◆ TO BE DONE:
Omit every image, and transcribe the remaining entries exactly as given.

Plotting code records:
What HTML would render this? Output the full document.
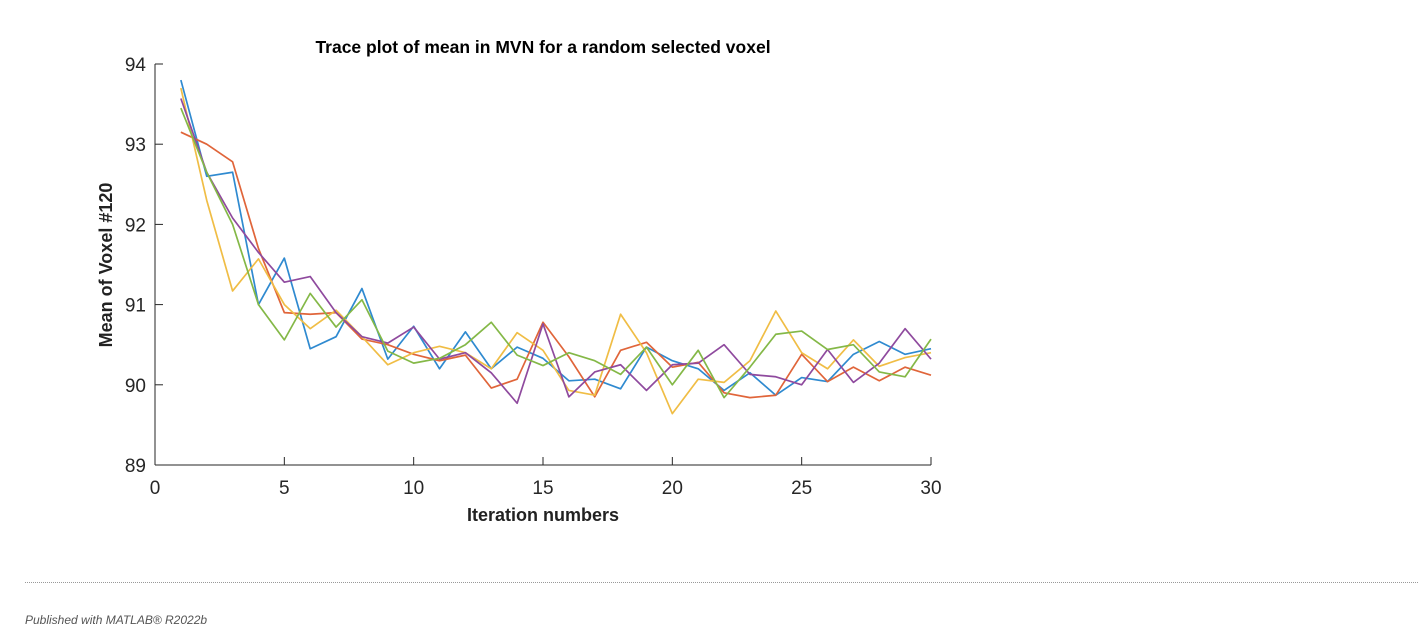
<!DOCTYPE html>
<html><head><meta charset="utf-8"><style>
body{margin:0;width:1420px;height:635px;background:#fff;font-family:"Liberation Sans",sans-serif;overflow:hidden;position:relative}
#sep{position:absolute;left:25px;top:582px;width:1393px;border-top:1px dotted #999}
#foot{position:absolute;left:25px;top:613px;font-size:12px;font-style:italic;color:#555}
</style></head><body>
<svg id="chart" width="1420" height="580" style="position:absolute;left:0;top:0">
<text x="543" y="53" text-anchor="middle" font-size="17.5" font-weight="bold" fill="#000">Trace plot of mean in MVN for a random selected voxel</text>
<g id="axes"></g><g id="lines"></g>
<text x="543" y="521" text-anchor="middle" font-size="18" font-weight="bold" fill="#222">Iteration numbers</text>
<text transform="translate(112,265) rotate(-90)" text-anchor="middle" font-size="18" font-weight="bold" fill="#222">Mean of Voxel #120</text>
</svg>
<div id="sep"></div>
<div id="foot">Published with MATLAB® R2022b</div>
<script>
const xTicks=[0,5,10,15,20,25,30];
const yTicks=[89,90,91,92,93,94];
const blue=[93.8,92.6,92.65,91.0,91.58,90.45,90.6,91.2,90.32,90.73,90.2,90.66,90.2,90.47,90.33,90.05,90.07,89.95,90.47,90.3,90.2,89.93,90.15,89.87,90.09,90.04,90.38,90.54,90.38,90.45];
const red=[93.15,93.0,92.78,91.7,90.9,90.88,90.9,90.57,90.5,90.38,90.3,90.37,89.96,90.07,90.78,90.35,89.85,90.43,90.53,90.22,90.28,89.9,89.84,89.87,90.38,90.04,90.22,90.05,90.22,90.12];
const yellow=[93.7,92.3,91.17,91.57,91.0,90.7,90.93,90.6,90.25,90.4,90.48,90.4,90.2,90.65,90.43,89.93,89.87,90.88,90.4,89.64,90.07,90.03,90.3,90.92,90.4,90.2,90.56,90.23,90.34,90.4];
const green=[93.45,92.65,92.0,91.0,90.56,91.14,90.72,91.06,90.42,90.27,90.33,90.5,90.78,90.37,90.24,90.4,90.3,90.13,90.47,90.0,90.43,89.84,90.22,90.63,90.67,90.44,90.5,90.16,90.1,90.57];
const purple=[93.57,92.65,92.08,91.65,91.28,91.35,90.9,90.6,90.52,90.72,90.32,90.4,90.15,89.77,90.76,89.85,90.16,90.25,89.93,90.25,90.27,90.5,90.13,90.1,90.0,90.44,90.03,90.27,90.7,90.32];
const NS='http://www.w3.org/2000/svg';
const X0=155,X1=931,Y0=465,Y1=64;
const sx=v=>X0+(v-0)/(30-0)*(X1-X0);
const sy=v=>Y0-(v-89)/(94-89)*(Y0-Y1);
const ax=document.getElementById('axes'),lg=document.getElementById('lines');
function mk(t,a,p){const e=document.createElementNS(NS,t);for(const k in a)e.setAttribute(k,a[k]);p.appendChild(e);return e;}
const xl=mk('line',{x1:X0,y1:Y0,x2:X1,y2:Y0,stroke:'#262626','stroke-width':1},ax);


const yl=mk('line',{x1:X0,y1:Y0,x2:X0,y2:Y1,stroke:'#262626','stroke-width':1},ax);


xTicks.forEach(t=>{const x=sx(t);mk('line',{x1:x,y1:Y0,x2:x,y2:Y0-8,stroke:'#262626'},ax);
const tx=mk('text',{x:x,y:Y0+29,'text-anchor':'middle','font-size':19,fill:'#262626'},ax);tx.textContent=t;

});
yTicks.forEach(t=>{const y=sy(t);mk('line',{x1:X0,y1:y,x2:X0+8,y2:y,stroke:'#262626'},ax);
const tx=mk('text',{x:X0-9,y:y+7,'text-anchor':'end','font-size':19,fill:'#262626'},ax);tx.textContent=t;

});
const series=[[blue,'#2f8ad0','series-1'],[red,'#e0653a','series-2'],[yellow,'#f0bd45','series-3'],[purple,'#8f4a9e','series-4'],[green,'#84b847','series-5']];
series.forEach(([d,c,n])=>{const pts=d.map((v,i)=>sx(i+1)+','+sy(v)).join(' ');
const p=mk('polyline',{points:pts,fill:'none',stroke:c,'stroke-width':1.7,'stroke-linejoin':'round'},lg);

});
</script>
</body></html>
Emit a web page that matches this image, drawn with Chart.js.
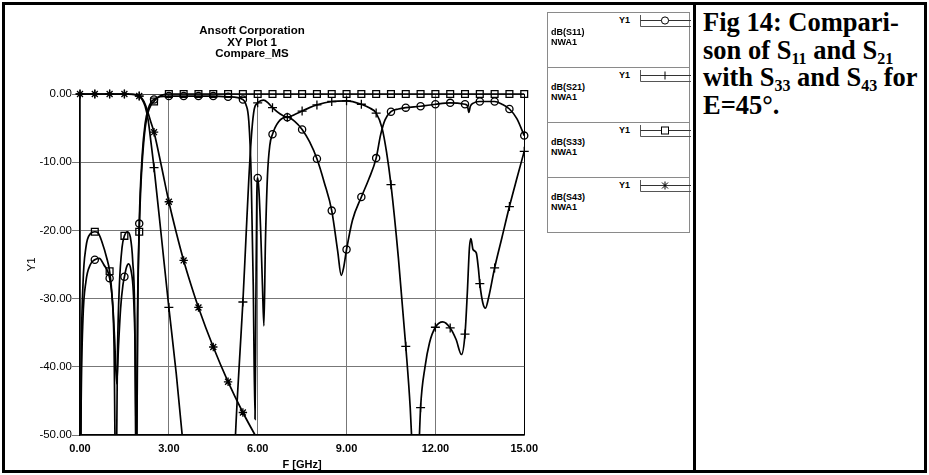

◆ EXPECTED OUTPUT:
What HTML would render this? Output the full document.
<!DOCTYPE html>
<html><head><meta charset="utf-8"><style>
body{margin:0;width:1420px;height:635px;background:#fff;font-family:"Liberation Sans",sans-serif;overflow:hidden;position:relative}
#sep{position:absolute;left:25px;top:582px;width:1393px;border-top:1px dotted #999}
#foot{position:absolute;left:25px;top:613px;font-size:12px;font-style:italic;color:#555}
</style></head><body>
<svg id="chart" width="1420" height="580" style="position:absolute;left:0;top:0">
<text x="543" y="53" text-anchor="middle" font-size="17.5" font-weight="bold" fill="#000">Trace plot of mean in MVN for a random selected voxel</text>
<g id="axes"></g><g id="lines"></g>
<text x="543" y="521" text-anchor="middle" font-size="18" font-weight="bold" fill="#222">Iteration numbers</text>
<text transform="translate(112,265) rotate(-90)" text-anchor="middle" font-size="18" font-weight="bold" fill="#222">Mean of Voxel #120</text>
</svg>
<div id="sep"></div>
<div id="foot">Published with MATLAB® R2022b</div>
<script>
const xTicks=[0,5,10,15,20,25,30];
const yTicks=[89,90,91,92,93,94];
const blue=[93.8,92.6,92.65,91.0,91.58,90.45,90.6,91.2,90.32,90.73,90.2,90.66,90.2,90.47,90.33,90.05,90.07,89.95,90.47,90.3,90.2,89.93,90.15,89.87,90.09,90.04,90.38,90.54,90.38,90.45];
const red=[93.15,93.0,92.78,91.7,90.9,90.88,90.9,90.57,90.5,90.38,90.3,90.37,89.96,90.07,90.78,90.35,89.85,90.43,90.53,90.22,90.28,89.9,89.84,89.87,90.38,90.04,90.22,90.05,90.22,90.12];
const yellow=[93.7,92.3,91.17,91.57,91.0,90.7,90.93,90.6,90.25,90.4,90.48,90.4,90.2,90.65,90.43,89.93,89.87,90.88,90.4,89.64,90.07,90.03,90.3,90.92,90.4,90.2,90.56,90.23,90.34,90.4];
const green=[93.45,92.65,92.0,91.0,90.56,91.14,90.72,91.06,90.42,90.27,90.33,90.5,90.78,90.37,90.24,90.4,90.3,90.13,90.47,90.0,90.43,89.84,90.22,90.63,90.67,90.44,90.5,90.16,90.1,90.57];
const purple=[93.57,92.65,92.08,91.65,91.28,91.35,90.9,90.6,90.52,90.72,90.32,90.4,90.15,89.77,90.76,89.85,90.16,90.25,89.93,90.25,90.27,90.5,90.13,90.1,90.0,90.44,90.03,90.27,90.7,90.32];
const NS='http://www.w3.org/2000/svg';
const X0=155,X1=931,Y0=465,Y1=64;
const sx=v=>X0+(v-0)/(30-0)*(X1-X0);
const sy=v=>Y0-(v-89)/(94-89)*(Y0-Y1);
const ax=document.getElementById('axes'),lg=document.getElementById('lines');
function mk(t,a,p){const e=document.createElementNS(NS,t);for(const k in a)e.setAttribute(k,a[k]);p.appendChild(e);return e;}
const xl=mk('line',{x1:X0,y1:Y0,x2:X1,y2:Y0,stroke:'#262626','stroke-width':1},ax);


const yl=mk('line',{x1:X0,y1:Y0,x2:X0,y2:Y1,stroke:'#262626','stroke-width':1},ax);


xTicks.forEach(t=>{const x=sx(t);mk('line',{x1:x,y1:Y0,x2:x,y2:Y0-8,stroke:'#262626'},ax);
const tx=mk('text',{x:x,y:Y0+29,'text-anchor':'middle','font-size':19,fill:'#262626'},ax);tx.textContent=t;

});
yTicks.forEach(t=>{const y=sy(t);mk('line',{x1:X0,y1:y,x2:X0+8,y2:y,stroke:'#262626'},ax);
const tx=mk('text',{x:X0-9,y:y+7,'text-anchor':'end','font-size':19,fill:'#262626'},ax);tx.textContent=t;

});
const series=[[blue,'#2f8ad0','series-1'],[red,'#e0653a','series-2'],[yellow,'#f0bd45','series-3'],[purple,'#8f4a9e','series-4'],[green,'#84b847','series-5']];
series.forEach(([d,c,n])=>{const pts=d.map((v,i)=>sx(i+1)+','+sy(v)).join(' ');
const p=mk('polyline',{points:pts,fill:'none',stroke:c,'stroke-width':1.7,'stroke-linejoin':'round'},lg);

});
</script>
</body></html>
Emit a web page that matches this image, drawn with Chart.js.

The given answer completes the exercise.